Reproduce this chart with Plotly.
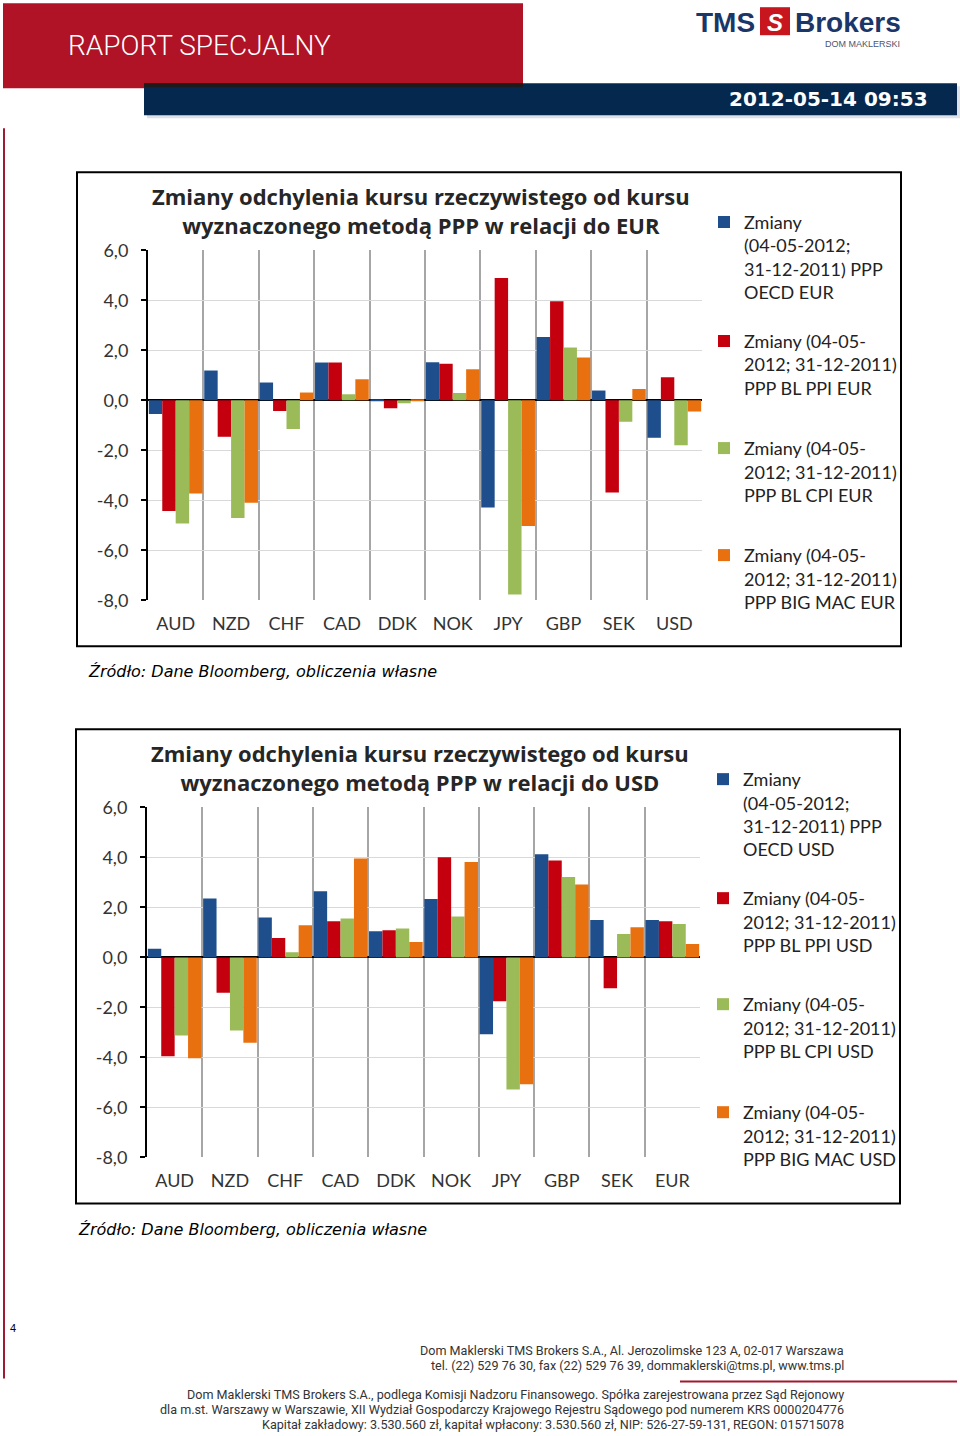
import plotly.graph_objects as go

W, H = 960, 1436

# ---------------- data ----------------
categories_eur = ["AUD", "NZD", "CHF", "CAD", "DDK", "NOK", "JPY", "GBP", "SEK", "USD"]
categories_usd = ["AUD", "NZD", "CHF", "CAD", "DDK", "NOK", "JPY", "GBP", "SEK", "EUR"]

eur_oecd   = [-0.55, 1.19, 0.71, 1.51, 0.01, 1.52, -4.29, 2.53, 0.39, -1.50]
eur_bl_ppi = [-4.43, -1.46, -0.43, 1.51, -0.32, 1.46, 4.89, 3.96, -3.69, 0.92]
eur_bl_cpi = [-4.93, -4.71, -1.15, 0.24, -0.12, 0.29, -7.77, 2.11, -0.86, -1.80]
eur_bigmac = [-3.73, -4.10, 0.31, 0.84, 0.03, 1.24, -5.03, 1.71, 0.45, -0.45]

usd_oecd   = [0.35, 2.35, 1.59, 2.64, 1.04, 2.33, -3.07, 4.12, 1.49, 1.49]
usd_bl_ppi = [-3.95, -1.41, 0.77, 1.44, 1.08, 4.00, -1.75, 3.87, -1.23, 1.44]
usd_bl_cpi = [-3.12, -2.92, 0.21, 1.55, 1.15, 1.63, -5.28, 3.21, 0.93, 1.33]
usd_bigmac = [-4.03, -3.41, 1.28, 3.95, 0.61, 3.81, -5.07, 2.91, 1.20, 0.53]

names_eur = [
    "Zmiany<br>(04-05-2012;<br>31-12-2011) PPP<br>OECD EUR",
    "Zmiany (04-05-<br>2012; 31-12-2011)<br>PPP BL PPI EUR",
    "Zmiany (04-05-<br>2012; 31-12-2011)<br>PPP BL CPI EUR",
    "Zmiany (04-05-<br>2012; 31-12-2011)<br>PPP BIG MAC EUR",
]
names_usd = [
    "Zmiany<br>(04-05-2012;<br>31-12-2011) PPP<br>OECD USD",
    "Zmiany (04-05-<br>2012; 31-12-2011)<br>PPP BL PPI USD",
    "Zmiany (04-05-<br>2012; 31-12-2011)<br>PPP BL CPI USD",
    "Zmiany (04-05-<br>2012; 31-12-2011)<br>PPP BIG MAC USD",
]

title_eur = "Zmiany odchylenia kursu rzeczywistego od kursu<br>wyznaczonego metodą PPP w relacji do EUR"
title_usd = "Zmiany odchylenia kursu rzeczywistego od kursu<br>wyznaczonego metodą PPP w relacji do USD"
source_text = "Źródło: Dane Bloomberg, obliczenia własne"

y_range = [-8, 6]
y_ticks = [-8, -6, -4, -2, 0, 2, 4, 6]
y_ticktext = [("%.1f" % v).replace(".", ",") for v in y_ticks]

colors = ["#1F4E8C", "#C4000F", "#9BBB59", "#E8700F"]

footer_top = [
    "Dom Maklerski TMS Brokers S.A., Al. Jerozolimske 123 A, 02-017 Warszawa",
    "tel. (22) 529 76 30, fax (22) 529 76 39, dommaklerski@tms.pl, www.tms.pl",
]
footer_bottom = [
    "Dom Maklerski TMS Brokers S.A., podlega Komisji Nadzoru Finansowego. Spółka zarejestrowana przez Sąd Rejonowy",
    "dla m.st. Warszawy w Warszawie, XII Wydział Gospodarczy Krajowego Rejestru Sądowego pod numerem KRS 0000204776",
    "Kapitał zakładowy: 3.530.560 zł, kapitał wpłacony: 3.530.560 zł, NIP: 526-27-59-131, REGON: 015715078",
]

# ---------------- helpers ----------------
# the photographed page maps figure pixel y to picture y as 0.9845*y + 11.8
SC, OFF = 0.9845, 11.8

def px(x):
    return x / W

def py(y):
    yf = (y - OFF) / SC
    return 1 - yf / H

FONT = "Lato, 'Open Sans', sans-serif"
TXT = "#333333"

fig = go.Figure()

series_eur = [eur_oecd, eur_bl_ppi, eur_bl_cpi, eur_bigmac]
series_usd = [usd_oecd, usd_bl_ppi, usd_bl_cpi, usd_bigmac]

legend_ids = ["legend", "legend2", "legend3", "legend4",
              "legend5", "legend6", "legend7", "legend8"]

for i, (vals, nm) in enumerate(zip(series_eur, names_eur)):
    fig.add_trace(go.Bar(x=categories_eur, y=vals, name=nm, marker_color=colors[i],
                         marker_line_width=0, xaxis="x", yaxis="y",
                         legend=legend_ids[i]))
for i, (vals, nm) in enumerate(zip(series_usd, names_usd)):
    fig.add_trace(go.Bar(x=categories_usd, y=vals, name=nm, marker_color=colors[i],
                         marker_line_width=0, xaxis="x2", yaxis="y2",
                         legend=legend_ids[4 + i]))

dom_y1 = [py(600), py(250)]
dom_y2 = [py(1157), py(807)]

def xax(domain, anchor):
    return dict(domain=domain, anchor=anchor, type="category",
                tickson="boundaries", showgrid=True, gridcolor="#A6A6A6", gridwidth=2,
                ticks="", showline=False, zeroline=False,
                tickfont=dict(family=FONT, size=18, color=TXT),
                ticklabelstandoff=11, fixedrange=True)

def yax(domain, anchor):
    return dict(domain=domain, anchor=anchor, range=y_range, tickvals=y_ticks,
                ticktext=y_ticktext, showgrid=True, gridcolor="#D9D9D9", gridwidth=1,
                showline=True, linecolor="black", linewidth=2,
                ticks="outside", ticklen=5, tickwidth=2, tickcolor="black",
                zeroline=True, zerolinecolor="black", zerolinewidth=2,
                tickfont=dict(family=FONT, size=18, color=TXT),
                ticklabelstandoff=9, fixedrange=True)

def zero_pos(dom):
    return dom[0] + (0 - y_range[0]) / (y_range[1] - y_range[0]) * (dom[1] - dom[0])

leg_common = dict(xanchor="left", yanchor="top", valign="top",
                  itemwidth=30, bgcolor="rgba(0,0,0,0)",
                  font=dict(family=FONT, size=18, color="#222222"))

# first-line centre of each legend entry in the page, minus the text offset
legend_first_lines = [222, 341, 448, 555, 779, 898, 1004, 1112]
legend_x = [704, 704, 704, 704, 703, 703, 703, 703]
legend_layout = {}
for lid, yl, xl in zip(legend_ids, legend_first_lines, legend_x):
    legend_layout[lid] = dict(x=px(xl), y=py(yl - 18.4), **leg_common)

fig.update_layout(
    width=W, height=H, margin=dict(l=0, r=0, t=0, b=0),
    paper_bgcolor="white", plot_bgcolor="white",
    barmode="group", bargap=0.03, bargroupgap=0,
    showlegend=True,
    xaxis=xax([px(148), px(702)], "y"),
    yaxis=yax(dom_y1, "x"),
    xaxis2=xax([px(147), px(700)], "y2"),
    yaxis2=yax(dom_y2, "x2"),
    xaxis3=dict(matches="x", overlaying="x", anchor="free", position=zero_pos(dom_y1),
                type="category", tickson="boundaries", ticks="outside", ticklen=4,
                tickwidth=2, tickcolor="black", showticklabels=False, showgrid=False,
                showline=False, zeroline=False),
    xaxis4=dict(matches="x2", overlaying="x2", anchor="free", position=zero_pos(dom_y2),
                type="category", tickson="boundaries", ticks="outside", ticklen=4,
                tickwidth=2, tickcolor="black", showticklabels=False, showgrid=False,
                showline=False, zeroline=False),
    **legend_layout,
)

shapes = []
def rect(x0, x1, y0, y1, fill, layer="below"):
    shapes.append(dict(type="rect", xref="paper", yref="paper", x0=px(x0), x1=px(x1),
                       y0=py(y1), y1=py(y0), fillcolor=fill, line_width=0, layer=layer))

# header
rect(3, 523, 3, 88, "#B01226")
rect(147, 960, 86, 118, "rgba(120,140,170,0.25)")
rect(144, 957, 83, 115, "#05284F")
rect(144, 523, 83, 87, "#1E1A1C")
rect(760, 790, 7, 35, "#C8161E")
# left page line
shapes.append(dict(type="line", xref="paper", yref="paper", x0=px(4), x1=px(4), y0=py(1378), y1=py(128),
                   line=dict(color="#9E1B32", width=2)))
# footer line
shapes.append(dict(type="line", xref="paper", yref="paper", x0=px(680), x1=px(957), y0=py(1381), y1=py(1381),
                   line=dict(color="#A01A2E", width=2)))
# chart frames
shapes.append(dict(type="rect", xref="paper", yref="paper", x0=px(77), x1=px(901), y0=py(646), y1=py(172),
                   line=dict(color="black", width=2), fillcolor="rgba(0,0,0,0)", layer="below"))
shapes.append(dict(type="rect", xref="paper", yref="paper", x0=px(76), x1=px(900), y0=py(1203), y1=py(729),
                   line=dict(color="black", width=2), fillcolor="rgba(0,0,0,0)", layer="below"))
fig.update_layout(shapes=shapes)

ann = []
def add_text(text, x, y, xanchor="left", yanchor="middle", size=12, color="black",
             family=FONT, align="left", weight=None):
    f = dict(family=family, size=size, color=color)
    if weight is not None:
        f["weight"] = weight
    ann.append(dict(text=text, x=px(x), y=py(y), xref="paper", yref="paper", showarrow=False,
                    xanchor=xanchor, yanchor=yanchor, align=align, font=f))

add_text("RAPORT SPECJALNY", 66, 45, size=28, color="white",
         family="Roboto, sans-serif", weight=300)
add_text("<b>2012-05-14 09:53</b>", 930, 99, xanchor="right", size=20, color="white",
         family="'DejaVu Sans', sans-serif")
add_text("<b>TMS</b>", 757, 22, xanchor="right", size=28, color="#1B3668",
         family="'Liberation Sans', Arial, sans-serif")
add_text("<b><i>S</i></b>", 775, 22, xanchor="center", size=24, color="white",
         family="'Liberation Sans', Arial, sans-serif")
add_text("<b>Brokers</b>", 793, 22, xanchor="left", size=28, color="#1B3668",
         family="'Liberation Sans', Arial, sans-serif")
add_text("DOM MAKLERSKI", 902, 44, xanchor="right", size=9, color="#4A5670",
         family="'Liberation Sans', Arial, sans-serif")

add_text("<b>" + title_eur + "</b>", 421, 210, xanchor="center", size=22, color="#262626",
         align="center", family="'Open Sans', sans-serif")
add_text("<b>" + title_usd + "</b>", 420, 767, xanchor="center", size=22, color="#262626",
         align="center", family="'Open Sans', sans-serif")

add_text("<i>" + source_text + "</i>", 86, 671, size=16, color="black",
         family="'DejaVu Sans', Verdana, sans-serif")
add_text("<i>" + source_text + "</i>", 76, 1229, size=16, color="black",
         family="'DejaVu Sans', Verdana, sans-serif")

add_text("4", 8, 1328, size=11, color="black", family="'Liberation Sans', Arial, sans-serif")

FOOT = "'Liberation Sans Narrow', 'Roboto', sans-serif"
for i, t in enumerate(footer_top):
    add_text(t, 846, 1350 + 15 * i, xanchor="right", size=12.6, color="#333333", family=FOOT)
for i, t in enumerate(footer_bottom):
    add_text(t, 846, 1394 + 15 * i, xanchor="right", size=12.6, color="#333333", family=FOOT)

fig.update_layout(annotations=ann)

post = ("document.body.style.margin='0px';"
        "var gd=document.getElementById('{plot_id}');"
        "gd.style.position='absolute';gd.style.top='0px';gd.style.left='0px';")

fig.write_html("out.html", config={"displayModeBar": False}, post_script=post)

----------

Extract the lines exactly, please: the first line of the listing, the line with "1.71, 0.45, -0.45]", and every line between them, but no pictures.

Reproduce this chart with Plotly.
import plotly.graph_objects as go

W, H = 960, 1436

# ---------------- data ----------------
categories_eur = ["AUD", "NZD", "CHF", "CAD", "DDK", "NOK", "JPY", "GBP", "SEK", "USD"]
categories_usd = ["AUD", "NZD", "CHF", "CAD", "DDK", "NOK", "JPY", "GBP", "SEK", "EUR"]

eur_oecd   = [-0.55, 1.19, 0.71, 1.51, 0.01, 1.52, -4.29, 2.53, 0.39, -1.50]
eur_bl_ppi = [-4.43, -1.46, -0.43, 1.51, -0.32, 1.46, 4.89, 3.96, -3.69, 0.92]
eur_bl_cpi = [-4.93, -4.71, -1.15, 0.24, -0.12, 0.29, -7.77, 2.11, -0.86, -1.80]
eur_bigmac = [-3.73, -4.10, 0.31, 0.84, 0.03, 1.24, -5.03, 1.71, 0.45, -0.45]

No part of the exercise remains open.